** start Collected data **

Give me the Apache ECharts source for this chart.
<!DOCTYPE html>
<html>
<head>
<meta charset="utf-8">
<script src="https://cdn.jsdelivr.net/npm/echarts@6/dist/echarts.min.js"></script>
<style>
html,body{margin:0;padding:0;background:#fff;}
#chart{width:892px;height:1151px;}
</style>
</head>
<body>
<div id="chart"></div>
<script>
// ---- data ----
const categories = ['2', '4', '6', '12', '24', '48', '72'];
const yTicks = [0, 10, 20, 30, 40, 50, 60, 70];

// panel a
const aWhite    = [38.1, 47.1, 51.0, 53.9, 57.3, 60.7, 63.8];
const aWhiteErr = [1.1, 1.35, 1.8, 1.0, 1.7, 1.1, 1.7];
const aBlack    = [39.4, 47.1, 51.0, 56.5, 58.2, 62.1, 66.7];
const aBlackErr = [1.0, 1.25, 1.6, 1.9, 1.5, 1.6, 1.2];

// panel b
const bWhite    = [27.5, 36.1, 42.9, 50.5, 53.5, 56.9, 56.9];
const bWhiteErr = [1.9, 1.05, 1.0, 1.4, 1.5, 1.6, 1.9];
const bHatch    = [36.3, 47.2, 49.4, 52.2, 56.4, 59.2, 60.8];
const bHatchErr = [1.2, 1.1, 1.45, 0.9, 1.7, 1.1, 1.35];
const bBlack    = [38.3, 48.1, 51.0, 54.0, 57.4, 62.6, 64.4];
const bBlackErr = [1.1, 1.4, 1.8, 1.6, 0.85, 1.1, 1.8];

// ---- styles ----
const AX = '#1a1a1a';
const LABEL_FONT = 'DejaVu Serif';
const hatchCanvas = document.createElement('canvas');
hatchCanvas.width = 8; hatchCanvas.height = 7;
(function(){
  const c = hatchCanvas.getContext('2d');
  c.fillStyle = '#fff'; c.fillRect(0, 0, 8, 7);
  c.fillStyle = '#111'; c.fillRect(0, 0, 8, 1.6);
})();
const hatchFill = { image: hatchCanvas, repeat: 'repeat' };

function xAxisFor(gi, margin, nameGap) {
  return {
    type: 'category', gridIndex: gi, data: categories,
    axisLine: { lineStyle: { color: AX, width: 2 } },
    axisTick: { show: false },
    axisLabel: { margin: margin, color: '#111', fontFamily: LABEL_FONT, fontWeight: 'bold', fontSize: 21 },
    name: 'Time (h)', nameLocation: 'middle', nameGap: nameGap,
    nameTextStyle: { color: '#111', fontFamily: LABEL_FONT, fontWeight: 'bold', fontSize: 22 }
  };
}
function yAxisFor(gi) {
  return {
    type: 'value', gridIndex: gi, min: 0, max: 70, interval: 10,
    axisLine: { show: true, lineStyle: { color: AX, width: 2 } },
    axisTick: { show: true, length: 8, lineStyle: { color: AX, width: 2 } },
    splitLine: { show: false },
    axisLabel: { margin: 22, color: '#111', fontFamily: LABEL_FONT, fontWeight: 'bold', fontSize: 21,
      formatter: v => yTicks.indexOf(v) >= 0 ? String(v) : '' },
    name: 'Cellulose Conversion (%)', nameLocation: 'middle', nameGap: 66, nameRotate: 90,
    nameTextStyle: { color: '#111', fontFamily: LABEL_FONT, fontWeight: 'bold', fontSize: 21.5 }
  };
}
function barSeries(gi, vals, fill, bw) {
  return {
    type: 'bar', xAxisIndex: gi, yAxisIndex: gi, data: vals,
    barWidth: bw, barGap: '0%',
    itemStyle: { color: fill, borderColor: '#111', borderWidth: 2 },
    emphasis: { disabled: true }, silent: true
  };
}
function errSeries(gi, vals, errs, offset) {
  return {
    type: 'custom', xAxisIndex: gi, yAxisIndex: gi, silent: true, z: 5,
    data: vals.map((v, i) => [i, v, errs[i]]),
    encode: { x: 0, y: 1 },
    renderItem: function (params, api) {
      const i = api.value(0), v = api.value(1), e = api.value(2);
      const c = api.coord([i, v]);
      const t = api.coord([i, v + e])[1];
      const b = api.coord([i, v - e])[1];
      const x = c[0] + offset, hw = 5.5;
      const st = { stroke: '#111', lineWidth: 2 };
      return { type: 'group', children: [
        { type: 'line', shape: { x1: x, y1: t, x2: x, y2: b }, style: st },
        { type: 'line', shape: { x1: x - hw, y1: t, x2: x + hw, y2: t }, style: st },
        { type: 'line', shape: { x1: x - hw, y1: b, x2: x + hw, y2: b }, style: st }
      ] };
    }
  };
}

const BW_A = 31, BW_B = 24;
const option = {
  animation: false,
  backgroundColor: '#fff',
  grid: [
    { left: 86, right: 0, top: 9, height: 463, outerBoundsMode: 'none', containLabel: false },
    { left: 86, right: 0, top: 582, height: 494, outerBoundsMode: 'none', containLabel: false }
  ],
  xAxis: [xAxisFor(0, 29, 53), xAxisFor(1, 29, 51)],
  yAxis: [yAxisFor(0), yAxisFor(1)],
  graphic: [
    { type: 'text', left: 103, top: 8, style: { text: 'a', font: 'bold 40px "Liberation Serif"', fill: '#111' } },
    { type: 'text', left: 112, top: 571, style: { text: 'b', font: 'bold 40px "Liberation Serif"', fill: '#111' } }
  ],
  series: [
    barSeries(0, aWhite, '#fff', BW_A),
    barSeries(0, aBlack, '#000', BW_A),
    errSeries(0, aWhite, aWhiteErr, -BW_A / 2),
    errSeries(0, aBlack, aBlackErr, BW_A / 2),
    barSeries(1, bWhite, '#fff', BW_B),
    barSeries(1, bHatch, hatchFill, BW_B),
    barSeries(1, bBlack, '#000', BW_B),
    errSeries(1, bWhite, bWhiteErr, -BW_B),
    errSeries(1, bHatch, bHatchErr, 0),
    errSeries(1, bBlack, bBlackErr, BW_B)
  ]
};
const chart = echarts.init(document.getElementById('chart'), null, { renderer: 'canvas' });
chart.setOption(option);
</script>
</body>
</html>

** end Collected data **

Reproduce every line of the material above exactly.

Exercise result →
Give me the Apache ECharts source for this chart.
<!DOCTYPE html>
<html>
<head>
<meta charset="utf-8">
<script src="https://cdn.jsdelivr.net/npm/echarts@6/dist/echarts.min.js"></script>
<style>
html,body{margin:0;padding:0;background:#fff;}
#chart{width:892px;height:1151px;}
</style>
</head>
<body>
<div id="chart"></div>
<script>
// ---- data ----
const categories = ['2', '4', '6', '12', '24', '48', '72'];
const yTicks = [0, 10, 20, 30, 40, 50, 60, 70];

// panel a
const aWhite    = [38.1, 47.1, 51.0, 53.9, 57.3, 60.7, 63.8];
const aWhiteErr = [1.1, 1.35, 1.8, 1.0, 1.7, 1.1, 1.7];
const aBlack    = [39.4, 47.1, 51.0, 56.5, 58.2, 62.1, 66.7];
const aBlackErr = [1.0, 1.25, 1.6, 1.9, 1.5, 1.6, 1.2];

// panel b
const bWhite    = [27.5, 36.1, 42.9, 50.5, 53.5, 56.9, 56.9];
const bWhiteErr = [1.9, 1.05, 1.0, 1.4, 1.5, 1.6, 1.9];
const bHatch    = [36.3, 47.2, 49.4, 52.2, 56.4, 59.2, 60.8];
const bHatchErr = [1.2, 1.1, 1.45, 0.9, 1.7, 1.1, 1.35];
const bBlack    = [38.3, 48.1, 51.0, 54.0, 57.4, 62.6, 64.4];
const bBlackErr = [1.1, 1.4, 1.8, 1.6, 0.85, 1.1, 1.8];

// ---- styles ----
const AX = '#1a1a1a';
const LABEL_FONT = 'DejaVu Serif';
const hatchCanvas = document.createElement('canvas');
hatchCanvas.width = 8; hatchCanvas.height = 7;
(function(){
  const c = hatchCanvas.getContext('2d');
  c.fillStyle = '#fff'; c.fillRect(0, 0, 8, 7);
  c.fillStyle = '#111'; c.fillRect(0, 0, 8, 1.6);
})();
const hatchFill = { image: hatchCanvas, repeat: 'repeat' };

function xAxisFor(gi, margin, nameGap) {
  return {
    type: 'category', gridIndex: gi, data: categories,
    axisLine: { lineStyle: { color: AX, width: 2 } },
    axisTick: { show: false },
    axisLabel: { margin: margin, color: '#111', fontFamily: LABEL_FONT, fontWeight: 'bold', fontSize: 21 },
    name: 'Time (h)', nameLocation: 'middle', nameGap: nameGap,
    nameTextStyle: { color: '#111', fontFamily: LABEL_FONT, fontWeight: 'bold', fontSize: 22 }
  };
}
function yAxisFor(gi) {
  return {
    type: 'value', gridIndex: gi, min: 0, max: 70, interval: 10,
    axisLine: { show: true, lineStyle: { color: AX, width: 2 } },
    axisTick: { show: true, length: 8, lineStyle: { color: AX, width: 2 } },
    splitLine: { show: false },
    axisLabel: { margin: 22, color: '#111', fontFamily: LABEL_FONT, fontWeight: 'bold', fontSize: 21,
      formatter: v => yTicks.indexOf(v) >= 0 ? String(v) : '' },
    name: 'Cellulose Conversion (%)', nameLocation: 'middle', nameGap: 66, nameRotate: 90,
    nameTextStyle: { color: '#111', fontFamily: LABEL_FONT, fontWeight: 'bold', fontSize: 21.5 }
  };
}
function barSeries(gi, vals, fill, bw) {
  return {
    type: 'bar', xAxisIndex: gi, yAxisIndex: gi, data: vals,
    barWidth: bw, barGap: '0%',
    itemStyle: { color: fill, borderColor: '#111', borderWidth: 2 },
    emphasis: { disabled: true }, silent: true
  };
}
function errSeries(gi, vals, errs, offset) {
  return {
    type: 'custom', xAxisIndex: gi, yAxisIndex: gi, silent: true, z: 5,
    data: vals.map((v, i) => [i, v, errs[i]]),
    encode: { x: 0, y: 1 },
    renderItem: function (params, api) {
      const i = api.value(0), v = api.value(1), e = api.value(2);
      const c = api.coord([i, v]);
      const t = api.coord([i, v + e])[1];
      const b = api.coord([i, v - e])[1];
      const x = c[0] + offset, hw = 5.5;
      const st = { stroke: '#111', lineWidth: 2 };
      return { type: 'group', children: [
        { type: 'line', shape: { x1: x, y1: t, x2: x, y2: b }, style: st },
        { type: 'line', shape: { x1: x - hw, y1: t, x2: x + hw, y2: t }, style: st },
        { type: 'line', shape: { x1: x - hw, y1: b, x2: x + hw, y2: b }, style: st }
      ] };
    }
  };
}

const BW_A = 31, BW_B = 24;
const option = {
  animation: false,
  backgroundColor: '#fff',
  grid: [
    { left: 86, right: 0, top: 9, height: 463, outerBoundsMode: 'none', containLabel: false },
    { left: 86, right: 0, top: 582, height: 494, outerBoundsMode: 'none', containLabel: false }
  ],
  xAxis: [xAxisFor(0, 29, 53), xAxisFor(1, 29, 51)],
  yAxis: [yAxisFor(0), yAxisFor(1)],
  graphic: [
    { type: 'text', left: 103, top: 8, style: { text: 'a', font: 'bold 40px "Liberation Serif"', fill: '#111' } },
    { type: 'text', left: 112, top: 571, style: { text: 'b', font: 'bold 40px "Liberation Serif"', fill: '#111' } }
  ],
  series: [
    barSeries(0, aWhite, '#fff', BW_A),
    barSeries(0, aBlack, '#000', BW_A),
    errSeries(0, aWhite, aWhiteErr, -BW_A / 2),
    errSeries(0, aBlack, aBlackErr, BW_A / 2),
    barSeries(1, bWhite, '#fff', BW_B),
    barSeries(1, bHatch, hatchFill, BW_B),
    barSeries(1, bBlack, '#000', BW_B),
    errSeries(1, bWhite, bWhiteErr, -BW_B),
    errSeries(1, bHatch, bHatchErr, 0),
    errSeries(1, bBlack, bBlackErr, BW_B)
  ]
};
const chart = echarts.init(document.getElementById('chart'), null, { renderer: 'canvas' });
chart.setOption(option);
</script>
</body>
</html>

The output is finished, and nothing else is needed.